● TASK INSTRUCTIONS: Reproduce exactly, with no pictures, each line from the opening of the material down through the line containing "ax = fig.add_axes([0.5007, 0.0647, 0.4660, 0.7683])".

Start of SOURCE DATA

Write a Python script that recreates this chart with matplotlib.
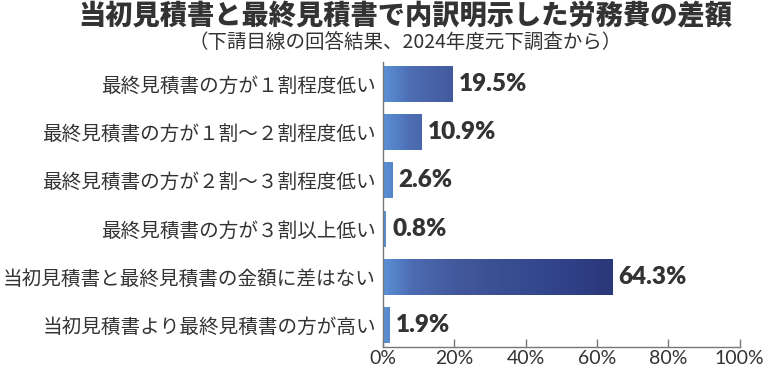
import numpy as np
import matplotlib
matplotlib.use("Agg")
import matplotlib.pyplot as plt
from matplotlib.colors import LinearSegmentedColormap

plt.rcParams['font.family'] = ['Noto Sans CJK JP', 'DejaVu Sans']

categories = [
    "最終見積書の方が１割程度低い",
    "最終見積書の方が１割～２割程度低い",
    "最終見積書の方が２割～３割程度低い",
    "最終見積書の方が３割以上低い",
    "当初見積書と最終見積書の金額に差はない",
    "当初見積書より最終見積書の方が高い",
]
values = [19.5, 10.9, 2.6, 0.8, 64.3, 1.9]
xticks = [0, 20, 40, 60, 80, 100]
xtick_labels = ["0%", "20%", "40%", "60%", "80%", "100%"]
title = "当初見積書と最終見積書で内訳明示した労務費の差額"
subtitle = "（下請目線の回答結果、2024年度元下調査から）"

text_color = "#333333"
cmap = LinearSegmentedColormap.from_list("grad", [
    (0.0, "#5b90d4"), (0.08, "#4d6cb2"), (0.2, "#42599c"),
    (0.33, "#3a4f92"), (0.5, "#31428a"), (0.64, "#2b3879"), (1.0, "#283370")])

fig = plt.figure(figsize=(7.65, 3.71), dpi=100)
ax = fig.add_axes([0.5007, 0.0647, 0.4660, 0.7683])

y = np.arange(len(categories))
bars = ax.barh(y, values, height=0.75, color="none", edgecolor="none")
grad = np.linspace(0, 1, 512).reshape(1, -1)
for b in bars:
    y0 = b.get_y()
    h = b.get_height()
    im = ax.imshow(grad, cmap=cmap, aspect="auto", extent=(0, 100, y0 + h, y0),
                   interpolation="bilinear", zorder=2)
    im.set_clip_path(b)

for yi, v in zip(y, values):
    ax.text(v + 1.8, yi, f"{v}%", va="center", ha="left", fontsize=17.5,
            fontweight="heavy", color=text_color, family=["Lato", "DejaVu Sans"])

ax.set_xlim(0, 100)
ax.set_ylim(len(categories) - 1 + 0.456, -0.456)
ax.set_yticks(y)
ax.set_yticklabels(categories, fontsize=14.1, color=text_color)
ax.tick_params(axis="y", length=0, pad=5)
ax.set_xticks(xticks)
ax.set_xticklabels(xtick_labels, fontsize=14, color=text_color, family=["Lato", "DejaVu Sans"])
ax.tick_params(axis="x", direction="in", length=6, width=1, color="#777777", pad=2)
for s in ["top", "right"]:
    ax.spines[s].set_visible(False)
for s in ["left", "bottom"]:
    ax.spines[s].set_color("#777777")
    ax.spines[s].set_linewidth(1)

fig.text(0.53, 0.958, title, ha="center", va="center", fontsize=19.6,
         fontweight="heavy", color=text_color)
fig.text(0.53, 0.882, subtitle, ha="center", va="center", fontsize=14,
         color=text_color)

fig.savefig("out.png", dpi=100)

End of SOURCE DATA

● ANSWER FOR THE TASK:
Write a Python script that recreates this chart with matplotlib.
import numpy as np
import matplotlib
matplotlib.use("Agg")
import matplotlib.pyplot as plt
from matplotlib.colors import LinearSegmentedColormap

plt.rcParams['font.family'] = ['Noto Sans CJK JP', 'DejaVu Sans']

categories = [
    "最終見積書の方が１割程度低い",
    "最終見積書の方が１割～２割程度低い",
    "最終見積書の方が２割～３割程度低い",
    "最終見積書の方が３割以上低い",
    "当初見積書と最終見積書の金額に差はない",
    "当初見積書より最終見積書の方が高い",
]
values = [19.5, 10.9, 2.6, 0.8, 64.3, 1.9]
xticks = [0, 20, 40, 60, 80, 100]
xtick_labels = ["0%", "20%", "40%", "60%", "80%", "100%"]
title = "当初見積書と最終見積書で内訳明示した労務費の差額"
subtitle = "（下請目線の回答結果、2024年度元下調査から）"

text_color = "#333333"
cmap = LinearSegmentedColormap.from_list("grad", [
    (0.0, "#5b90d4"), (0.08, "#4d6cb2"), (0.2, "#42599c"),
    (0.33, "#3a4f92"), (0.5, "#31428a"), (0.64, "#2b3879"), (1.0, "#283370")])

fig = plt.figure(figsize=(7.65, 3.71), dpi=100)
ax = fig.add_axes([0.5007, 0.0647, 0.4660, 0.7683])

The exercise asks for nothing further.